Member of the Alabama House of Representatives from the 73rd district
- Incumbent
- Assumed office July 14, 2021
- Preceded by: Matt Fridy

Personal details
- Born: Kenneth Lavoyd Paschal December 9, 1966 (age 59)
- Party: Republican

Military service
- Allegiance: United States
- Branch/service: United States Army
- Years of service: 1985–2006
- Rank: First Sergeant

= Kenneth Paschal =

American politician

Kenneth Paschal (born December 9, 1966) is an American politician from the state of Alabama. A member of the Republican Party, Paschal was elected to represent District 73 in the Alabama House of Representatives in a July 2021 special election. He is the first black Republican elected to the Alabama Legislature in almost 140 years, and the first to serve in the state legislature since W. P. Williams of Madison County served a two-year term from 1882 to 1884.

==Career==
Paschal served 21 years in the United States Army, retiring in 2006 as a first sergeant.

Paschal worked with the Alabama Family Rights Association. He also served on the Shelby County Republican Executive Committee and was a commander of the American Legion.

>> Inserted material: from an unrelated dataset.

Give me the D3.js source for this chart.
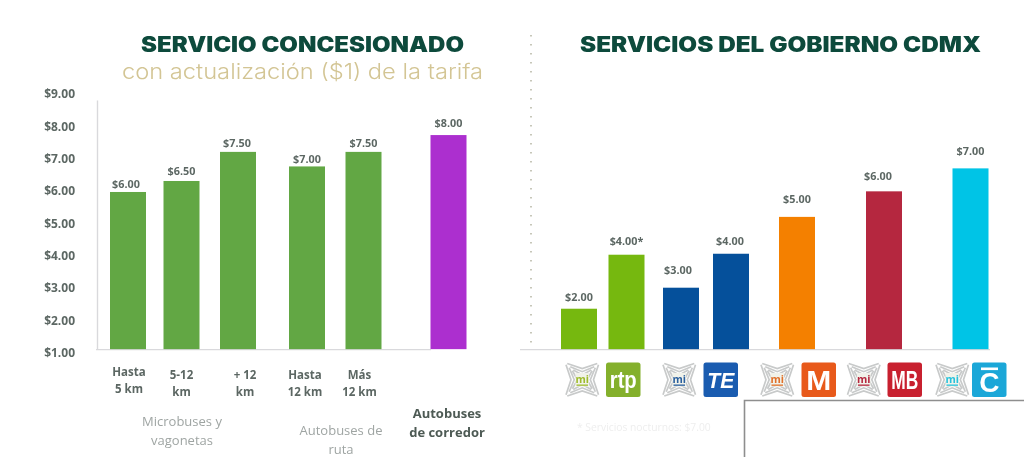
<!DOCTYPE html>
<html><head><meta charset="utf-8">
<script src="https://cdn.jsdelivr.net/npm/d3@7"></script>
<style>
html,body{margin:0;padding:0;background:#fff;overflow:hidden}
svg{display:block;filter:blur(.4px)}
text{font-family:"Open Sans",sans-serif}
</style></head><body><svg id="c" width="1024" height="457"></svg>
<script>
// ---- data ----
const tickValues = [1,2,3,4,5,6,7,8,9];
const leftCategories = ["Hasta|5 km","5-12|km","+ 12|km","Hasta|12 km","Más|12 km","corredor"];
const leftLabels = ["$6.00","$6.50","$7.50","$7.00","$7.50","$8.00"];
const leftHeights = [5.97,6.31,7.21,6.76,7.21,7.73];
const rightCategories = ["a","b","c","d","e","f","g"];
const rightLabels = ["$2.00","$4.00*","$3.00","$4.00","$5.00","$6.00","$7.00"];
const rightHeights = [2.36,4.03,3.01,4.06,5.20,5.99,6.70];
const leftColors = ["#62a744","#62a744","#62a744","#62a744","#62a744","#ac2fcf"];
const rightColors = ["#76b80f","#76b80f","#05509b","#05509b","#f48000","#b5273f","#00c4e6"];
const iconNames = ["rtp","TE","M","MB","C"];
const iconColors = ["#84b02c","#1a5cb0","#e8591a","#c8202f","#1ba7d8"];
const miColors = ["#9dbb2c","#2a5f9e","#e0702a","#b5273f","#27c2dc"];
const groupLabels = [["Microbuses y","vagonetas"],["Autobuses de","ruta"]];

// ---- layout ----
const svg = d3.select("#c");
const y = d3.scaleLinear().domain([1,9]).range([352.7,94]);
const base = 1.11, barW = 36;
const xL = d3.scaleOrdinal(leftCategories,[128,181.5,238,307,363.5,448.5]);
const xR = d3.scaleOrdinal(rightCategories,[579,626.5,681,731,797,884,970.5]);
const gapL = [8,10,9,7.5,9,12], gapR = [12,14,18,13,18,15.5,17.5];
const labelDxL = [-2,0,-1,0,0,0], labelDxR = [0,0,-3,-1,0,-6,0];
const grey = "#d9d9dc", ink = "#5c6763";

// frame lower right
svg.append("path").attr("d","M744.5,457V400.5H1024").attr("fill","none").attr("stroke","#8e8e8e").attr("stroke-width",1.6);

// titles
const title = (t,x0,w,yy)=>svg.append("text").text(t).attr("x",x0).attr("y",yy)
  .attr("textLength",w).attr("lengthAdjust","spacingAndGlyphs")
  .attr("font-size",21).attr("font-weight",900).attr("fill","#0d4a3c").style("font-family","Inter,sans-serif");
title("SERVICIO CONCESIONADO",141,323,51.5);
title("SERVICIOS DEL GOBIERNO CDMX",580,401,52);
svg.append("text").text("con actualización ($1) de la tarifa").attr("x",122).attr("y",79)
  .attr("textLength",361).attr("lengthAdjust","spacingAndGlyphs")
  .attr("font-size",21).attr("font-weight",300).attr("fill","#d3c594").style("font-family","Inter,sans-serif");

// divider
svg.append("line").attr("x1",531).attr("x2",531).attr("y1",35).attr("y2",350)
  .attr("stroke","#b9b9a8").attr("stroke-width",1.6).attr("stroke-dasharray","1.6 7.4");

// axis
const ax = svg.append("g").attr("transform","translate(97,0)")
  .call(d3.axisLeft(y).tickValues(tickValues).tickSize(0).tickPadding(22).tickFormat(d=>"$"+d3.format(".2f")(d)));
ax.select(".domain").remove();
ax.selectAll("text").attr("font-size",12).attr("font-weight",700).attr("fill",ink).style("font-family",'"Open Sans",sans-serif');
svg.append("line").attr("x1",97.5).attr("x2",97.5).attr("y1",y(8.8)).attr("y2",y(base)+.5).attr("stroke",grey).attr("stroke-width",1.4);
svg.append("line").attr("x1",96).attr("x2",431).attr("y1",y(base)+.5).attr("y2",y(base)+.5).attr("stroke",grey).attr("stroke-width",1.2);
svg.append("line").attr("x1",520).attr("x2",990).attr("y1",y(base)+.5).attr("y2",y(base)+.5).attr("stroke",grey).attr("stroke-width",1.2);

// bars
function bars(cats,vals,cols,labs,x,gap,dx){
  const g = svg.append("g");
  g.selectAll("rect").data(cats).join("rect")
    .attr("x",d=>x(d)-barW/2).attr("width",barW)
    .attr("y",(d,i)=>y(vals[i])).attr("height",(d,i)=>y(base)-y(vals[i]))
    .attr("fill",(d,i)=>cols[i]);
  g.selectAll("text").data(cats).join("text")
    .text((d,i)=>labs[i]).attr("text-anchor","middle")
    .attr("x",(d,i)=>x(d)+dx[i]).attr("y",(d,i)=>y(vals[i])-gap[i]+3.8)
    .attr("font-size",10.8).attr("font-weight",700).attr("fill",ink);
}
bars(leftCategories,leftHeights,leftColors,leftLabels,xL,gapL,labelDxL);
bars(rightCategories,rightHeights,rightColors,rightLabels,xR,gapR,labelDxR);

// category labels
const catShift = [1,0,7,-2,-4,0], catY = [376,379,379,379,379];
leftCategories.slice(0,5).forEach((c,i)=>{
  c.split("|").forEach((s,j)=>svg.append("text").text(s).attr("text-anchor","middle")
    .attr("x",xL(c)+catShift[i]).attr("y",catY[i]+j*16.5)
    .attr("font-size",11.5).attr("font-weight",700).attr("fill",ink));
});
[[182,426],[341,435]].forEach(([cx,cy],i)=>groupLabels[i].forEach((s,j)=>
  svg.append("text").text(s).attr("text-anchor","middle").attr("x",cx).attr("y",cy+j*18.5)
    .attr("font-size",13).attr("fill","#9fa5a3")));
["Autobuses","de corredor"].forEach((s,j)=>svg.append("text").text(s).attr("text-anchor","middle")
  .attr("x",447).attr("y",418+j*18.5).attr("font-size",13).attr("font-weight",700).attr("fill","#4d5a54"));

// footnote
svg.append("text").text("* Servicios nocturnos: $7.00").attr("x",577).attr("y",431)
  .attr("font-size",10.3).attr("fill","#eeeeee");

// icons
const miX = d3.scaleOrdinal(iconNames,[565,662,760,846.5,935]);
const icX = d3.scaleOrdinal(iconNames,[606,703.5,801.5,887.5,972]);
const S = 34.5, T = 362.5;
iconNames.forEach((n,i)=>{
  const g = svg.append("g").attr("transform",`translate(${miX(n)},${T})`);
  // nested chevrons on the four sides, pointing at the centre
  [0,90,180,270].forEach(a=>{
    const p = d3.path();
    [0,1,2].forEach(k=>{
      const top = 1+k*3.2, w = 15-k*3;
      p.moveTo(S/2-w,top); p.lineTo(S/2,top+5); p.lineTo(S/2+w,top);
    });
    g.append("path").attr("d",p.toString()).attr("fill","none").attr("stroke","#c8caca").attr("stroke-width",1.7)
      .attr("transform",`rotate(${a} ${S/2} ${S/2})`);
  });
  g.append("rect").attr("x",10.5).attr("y",10.5).attr("width",S-21).attr("height",S-21).attr("fill","#f1f2ea");
  g.append("text").text("mi").attr("x",S/2).attr("y",20.5).attr("text-anchor","middle")
    .attr("font-size",10.5).attr("font-weight",700).attr("fill",miColors[i]);
  g.append("rect").attr("x",11.5).attr("y",22).attr("width",S-23).attr("height",1.3).attr("fill",miColors[i]);

  const h = svg.append("g").attr("transform",`translate(${icX(n)},${T})`);
  h.append("rect").attr("width",S).attr("height",S).attr("rx",2.5).attr("fill",iconColors[i]);
  const t = h.append("text").text(n).attr("x",S/2).attr("y",S/2+8.5).attr("text-anchor","middle")
    .attr("font-weight",700).attr("fill","#fff").style("font-family",'"Liberation Sans",sans-serif');
  if(n==="rtp") t.attr("font-size",24).attr("textLength",27).attr("lengthAdjust","spacingAndGlyphs");
  if(n==="TE") t.attr("font-size",22).attr("font-style","italic").attr("textLength",27).attr("lengthAdjust","spacingAndGlyphs");
  if(n==="M") t.attr("font-size",28).attr("y",S/2+10).attr("textLength",25).attr("lengthAdjust","spacingAndGlyphs");
  if(n==="MB") t.attr("font-size",26).attr("y",S/2+9.5).attr("textLength",27).attr("lengthAdjust","spacingAndGlyphs");
  if(n==="C"){ t.attr("font-size",28).attr("y",S/2+12);
    h.append("rect").attr("x",9).attr("y",5).attr("width",17).attr("height",2.6).attr("fill","#fff"); }
});
</script></body></html>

Paschal ran for state representative following Matt Fridy's resignation in order to join the Alabama Court of Civil Appeals. Among his other positions, Paschal campaigned against critical race theory. He won the special election on July 13, 2021, becoming the first black Republican elected to the Alabama Legislature since the Reconstruction era. Paschal was sworn in the following day.

==Personal life==
Paschal lives in Pelham, Alabama. He is a member of the First Baptist Church of Pelham.